Per-request API keys are resolved once, then cached in-process for 60 seconds (keyed by sha256[:16] of the key). Token rotation takes up to 60s to propagate through warm caches. Only positive authentication results are cached — failed auths retry immediately.

Health endpoint

GET /health returns {"status": "healthy", "service": "nexus-mcp"} — unchanged from pre-hub behavior, suitable for liveness checks.

Tier assignment

Token Tier
Missing / invalid anonymous (IP-keyed)
Authenticated non-admin authenticated
Admin (is_admin=true) premium

Integration tests

Four integration tests in tests/e2e/self_contained/mcp/ validate the full stack under concurrent load:

  • test_mcp_http_concurrent.py — 10 clients × distinct zones, no cross-zone leakage.
  • test_mcp_http_rate_limit.py — burst-429 enforcement + token isolation.
  • test_mcp_http_audit.py — Redis Pub/Sub delivery + schema.
  • test_mcp_http_disconnect.py — graceful client-disconnect handling.

All four tests currently skip when MCP_HTTP_SEEDED_ZONES is unset.
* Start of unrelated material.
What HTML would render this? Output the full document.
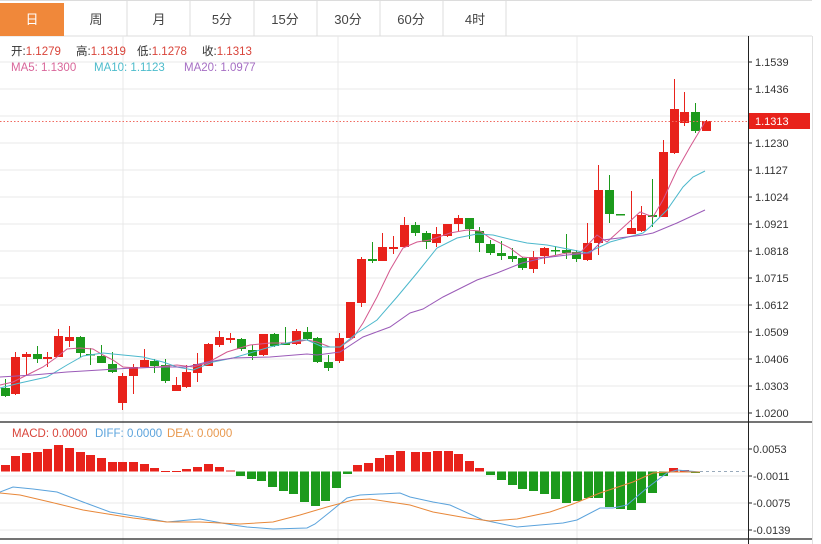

A seeding fixture that provisions 10 zones + per-zone API keys + marker files is a prerequisite for running them; that fixture lands in a follow-up PR.

To run manually once the fixture exists:

MCP_TRANSPORT=http MCP_RATE_LIMIT_ENABLED=true \
  NEXUS_REDIS_URL=redis://localhost:6379 \
  MCP_HTTP_SEEDED_ZONES=true \
  uv run pytest tests/e2e/self_contained/mcp/ -v -k http